We agree with the trial court's determination that the interest conveyed here was a usufruct. OCGA 44-7-1
provides guidelines regarding the landlord and tenant relationship, the rights of the tenant and the construction of leases for less than five years. That section states that the relationship of landlord and tenant is created when the owner of real estate grants to another person the right to possess and enjoy the use of real estate for a fixed period of time or at the will of the grantor. In subsection (b), the statute provides: "All renting or leasing of real estate for a period of time less than five years shall be held to convey only the right to possess and enjoy such real estate, to pass no estate out of the landlord, and to give only the usufruct unless the contrary is agreed upon by the parties to the contract and is so stated in the contract." OCGA 44-6-101
codifies the distinction between an estate for years and the landlord/tenant relationship. That statute states: "As applied to realty, an estate for years does not involve the relationship of landlord and tenant, in which relationship the tenant has no estate but merely has a right of use which is very similar to the right of a hirer of personalty." OCGA 44-6-103
provides for an estate for years.
"One who accepts the grant of the right simply to possess and enjoy the use of the real estate has a usufruct and acquires no taxable interest in the land. On the other hand, one who accepts an estate for years has the right to use the property in as absolute a manner as may be done with a greater estate, provided that the property or the person who is entitled to the remainder of reversion interest is not injured by such use, and the estate is subject to ad valorem taxation." (Citations and punctuation omitted.) Macon-Bibb County Bd. of Tax Assessors v. Atlantic Southeast Airlines, 262 Ga. 119 (414 SE2d 635) (1992)

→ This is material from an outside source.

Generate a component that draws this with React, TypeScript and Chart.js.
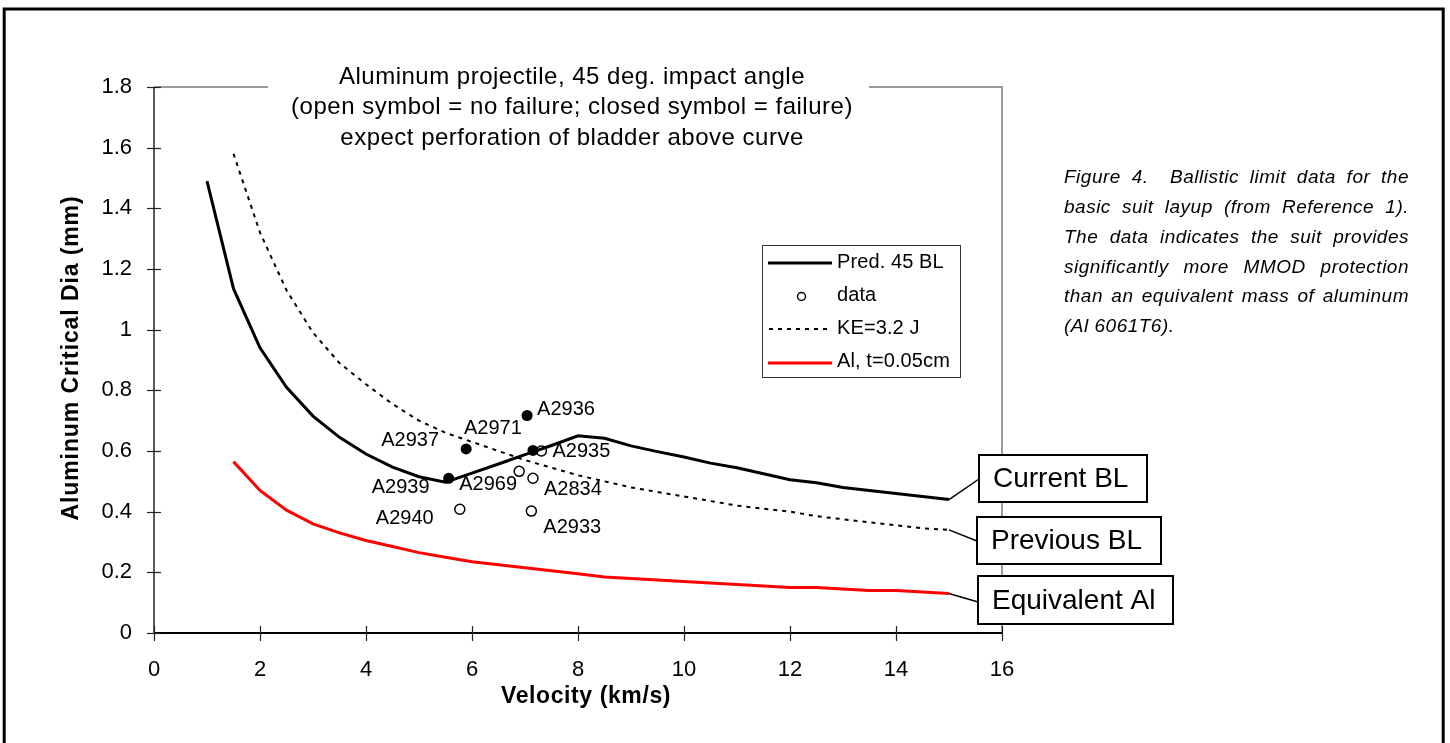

"A lease of real estate for a period of less than five years is presumed to be a non-taxable usufruct, and there is a rebuttable presumption that a lease for five years or more is a taxable estate for years. Whether an estate in the land passes to the tenant, or he merely obtains a usufruct depends upon the intention of the parties; and this is true without regard to the length of the term." (Citations and punctuation omitted.) Id. at 119.
We conclude that the amount of control which Huntingdon maintained over the property, in terms of its responsibilities for repairs and for payment of insurance and taxes, indicates a usufruct. Moreover, the lease term and the provisions with respect to Tidelands' annual funding and corresponding year-to-year lease indicate a usufruct. Although no restrictions were put on Tidelands' use of the property, the pervasiveness of Huntingdon's control over the property demonstrates that the interest conveyed was a usufruct.
Accordingly, the trial court's finding that the interest created was a usufruct and its concomitant grant of summary judgment to appellee was proper.
Howard & Racz, Molly M. Howard, Hunter, Maclean, Exley & Dunn, Wade W. Herring II, for appellee.